1. Der Unternehmer (Steuerpflichtiger i.S.d. 6. EG-RL) soll nur dann durch Vorsteuerabzug von der Steuer entlastet werden, sofern er die bezogenen Leistungen für Tätigkeiten verwendet, die der Mehrwertsteuer unterliegen. Hat der Unternehmer einen Gegenstand, der auch für unternehmensfremde Zwecke i.S.d. Entnahmeregelungen (Verwendung für private Zwecke oder für den Bedarf des Personals (vgl. Art. 6 Abs. 2 der 6. EG-RL) verwendet werden soll, zulässigerweise ganz dem Unternehmen zugeordnet, erfolgt die erforderliche Vorsteuerkorrektur durch die Besteuerung der unternehmensfremden Verwendung.
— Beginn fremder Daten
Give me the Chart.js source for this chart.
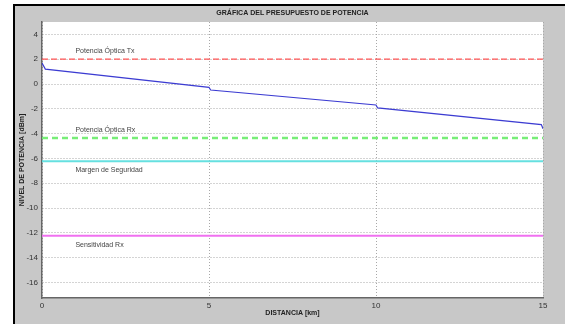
<!DOCTYPE html>
<html>
<head>
<meta charset="utf-8">
<script src="https://cdn.jsdelivr.net/npm/chart.js@4.4.0/dist/chart.umd.min.js"></script>
<style>
body { margin:0; background:#fff; }
#wrap { position:absolute; left:13px; top:4px; width:550px; height:318px; border-left:2px solid #000; border-top:2px solid #000; background:#c8c8c8; }
</style>
</head>
<body>
<div id="wrap"><canvas id="myChart" width="550" height="318"></canvas></div>
<script>
// distancia [km] y nivel de potencia [dBm]
var distancia = [0, 0.1, 5, 5.05, 10, 10.05, 14.95, 15]
var nivel = [1.7, 1.2, -0.27, -0.48, -1.69, -1.93, -3.27, -3.6]

// niveles de referencia
var potTx = 2
var potRx = -4.35
var margen = -6.22
var sensRx = -12.23
var xExtremos = [0, 15]

// etiquetas dentro del grafico
var etiquetas = ["Potencia Óptica Tx", "Potencia Óptica Rx", "Margen de Seguridad", "Sensitividad Rx"]
var etiquetaX = [1, 1, 1, 1]
var etiquetaY = [2.68, -3.68, -6.97, -13.0]

var titulo = "GRÁFICA DEL PRESUPUESTO DE POTENCIA"
var tituloX = "DISTANCIA [km]"
var tituloY = "NIVEL DE POTENCIA [dBm]"

var fuente = "'Liberation Sans Narrow', 'Liberation Sans', Arial, sans-serif"

function linea(valor){
    return xExtremos.map(x => ({x: x, y: valor}))
}

var textosPlugin = {
    id: "textos",
    afterDatasetsDraw(chart){
        let ctx = chart.ctx
        let xs = chart.scales.x
        let ys = chart.scales.y
        ctx.save()
        ctx.font = "7px " + fuente
        ctx.fillStyle = "#444"
        ctx.textAlign = "left"
        ctx.textBaseline = "middle"
        for(let i=0;i<etiquetas.length;i++){
            ctx.fillText(etiquetas[i], xs.getPixelForValue(etiquetaX[i]), ys.getPixelForValue(etiquetaY[i]))
        }
        ctx.restore()
    }
}

var fondoPlugin = {
    id: "fondo",
    beforeDraw(chart){
        let a = chart.chartArea
        chart.ctx.save()
        chart.ctx.fillStyle = "#fff"
        chart.ctx.fillRect(a.left, a.top, a.right-a.left, a.bottom-a.top)
        chart.ctx.restore()
    }
}

const ctx = document.getElementById("myChart");
var chart = new Chart(ctx, {
    type: "line",
    data: {
        datasets: [
        {
            label: "Potencia Óptica Tx",
            data: linea(potTx),
            borderColor: "#ff5555",
            borderWidth: 1.2,
            borderDash: [6,3]
        },
        {
            label: "Potencia Óptica Rx",
            data: linea(potRx),
            borderColor: "#77ee77",
            borderWidth: 2.5,
            borderDash: [6,4]
        },
        {
            label: "Margen de Seguridad",
            data: linea(margen),
            borderColor: "#66e0e0",
            borderWidth: 2
        },
        {
            label: "Sensitividad Rx",
            data: linea(sensRx),
            borderColor: "#f070f0",
            borderWidth: 2
        },
        {
            label: "Nivel",
            data: distancia.map((d,i) => ({x: d, y: nivel[i]})),
            borderColor: "#3c3cd2",
            borderWidth: 1.2
        }
        ]
    },
    options: {
        responsive: false,
        animation: false,
        events: [],
        elements: { point: { radius: 0 }, line: { tension: 0 } },
        layout: { padding: { left: 0, right: 22, top: 0, bottom: 0 } },
        plugins: {
            legend: { display: false },
            tooltip: { enabled: false },
            title: {
                display: true,
                text: titulo,
                fullSize: false,
                color: "#222",
                font: { family: fuente, size: 7, weight: "bold", lineHeight: 1.2 },
                padding: { top: 3, bottom: 4.6 }
            }
        },
        scales: {
            x: {
                type: "linear",
                min: 0,
                max: 15,
                afterFit: s => { s.height = 26 },
                ticks: { stepSize: 5, padding: 3, color: "#333", font: { family: fuente, size: 8 }, maxRotation: 0 },
                grid: { color: "#a8a8a8", drawTicks: false },
                border: { color: "#666", width: 1.5, dash: [1,2] },
                title: { display: true, text: tituloX, color: "#222", font: { family: fuente, size: 7, weight: "bold", lineHeight: 1.2 }, padding: { top: 0, bottom: 6.5 } }
            },
            y: {
                type: "linear",
                min: -17.25,
                max: 5,
                afterFit: s => { s.width = 27 },
                ticks: { stepSize: 2, includeBounds: false, padding: 4, color: "#333", font: { family: fuente, size: 8 } },
                grid: { color: "#a8a8a8", drawTicks: false },
                border: { color: "#666", width: 1.5, dash: [1,2] },
                title: { display: true, text: tituloY, color: "#222", font: { family: fuente, size: 7, weight: "bold", lineHeight: 1.2 }, padding: { top: 2.5, bottom: 0 } }
            }
        }
    },
    plugins: [fondoPlugin, textosPlugin]
});
</script>
</body>
</html>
2. Nicht wirtschaftliche Tätigkeiten fallen – wie der EuGH betont – aber von vornherein nicht in den Anwendungsbereich der Mehrwertsteuer. Die Verwendung von Leistungen für eine nicht wirtschaftliche Tätigkeit ist deshalb keine unternehmensfremde Verwendung i.S.d. Art. 6 Abs. 2 Buchst. a. der 6. EG-RL. Ein Vorsteuerabzug scheidet deshalb insoweit von vornherein aus.
3. Die Überlegung, soweit ein Unternehmer nicht steuerbare Tätigkeiten ausübe, handele es sich um Tätigkeiten außerhalb des Anwendungsbereichs der Mehrwertsteuer, war auch thematisiert worden bei der Frage nach dem Leistungsort beim Bezug von Leistungen durch einen Unternehmer, der die Leistungen für seine nicht steuerbare Tätigkeit verwendet (EuGH, Urteil vom 06.11.2008, Rs. C-291/07 – Kollektivavtalsstiftelsen TRR Trygghetsrådet –, BFH/NV 2009, 109, BFH/PR 2009, 67). Dort hat der EuGH entscheidendes Gewicht dem Umstand beigemessen, dass es sich bei den Regelungen über den Leistungsort um Konfliktregeln handelt, die vermeiden sollen, dass ein Umsatz doppelt oder gar nicht besteuert wird. Dem Bedürfnis nach Rechtssicherheit für den Dienstleistenden folgend hatte er auch entschieden, dass ein Steuerpflichtiger (Unternehmer), der gleichzeitig wirtschaftliche Tätigkeiten und außerhalb des Anwendungsbereichs des Mehrwertsteuerrechts liegende (nicht steuerbare) Tätigkeiten ausübt, als Steuerpflichtiger (Unternehmer) anzusehen ist, selbst wenn die bezogenen Leistungen nur für Zwecke der nicht steuerbaren Tätigkeiten genutzt werden.